5. Pour déclarer irrecevable la demande des associations, l'
arrêt retient que celles-ci ne justifient pas, s'agissant d'une action attitrée, que la loi congolaise leur donnerait qualité pour agir au titre de dommages survenus en République démocratique du Congo.
6. En statuant ainsi, la cour d'appel a violé les textes susvisés.

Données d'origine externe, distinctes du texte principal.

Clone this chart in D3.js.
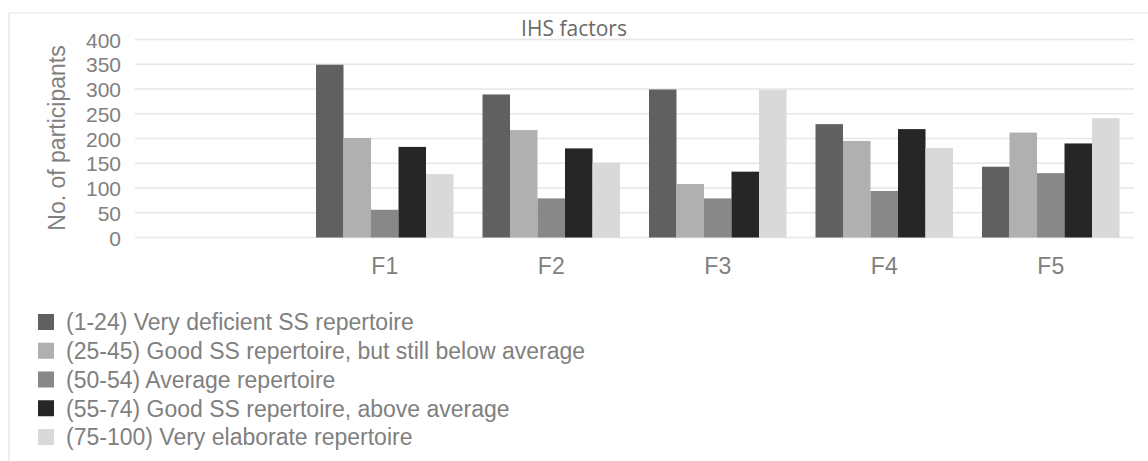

PAR CES MOTIFS, et sans qu'il y ait lieu de statuer sur les autres griefs, la Cour :
CASSE ET ANNULE, en toutes ses dispositions, l'
arrêt rendu le 17 septembre 2020, entre les parties, par la cour d'appel de Paris ;
Remet l'affaire et les parties dans l'état où elles se trouvaient avant cet
arrêt et les renvoie devant la cour d'appel de Paris autrement composée ;
Condamne la société Perenco aux dépens ;
En application de l'article 700 du code de procédure civile, rejette la demande formée par celle-ci et la condamne à payer aux associations Sherpa et Les Amis de la terre France la somme globale de 3 000 euros ;
Dit que sur les diligences du procureur général près la
Cour de cassation, le présent
arrêt sera transmis pour être transcrit en marge ou à la suite de l'
arrêt cassé ;
Ainsi fait et jugé par la
Cour de cassation, première chambre civile, et prononcé par le président en son audience publique du neuf mars deux mille vingt-deux.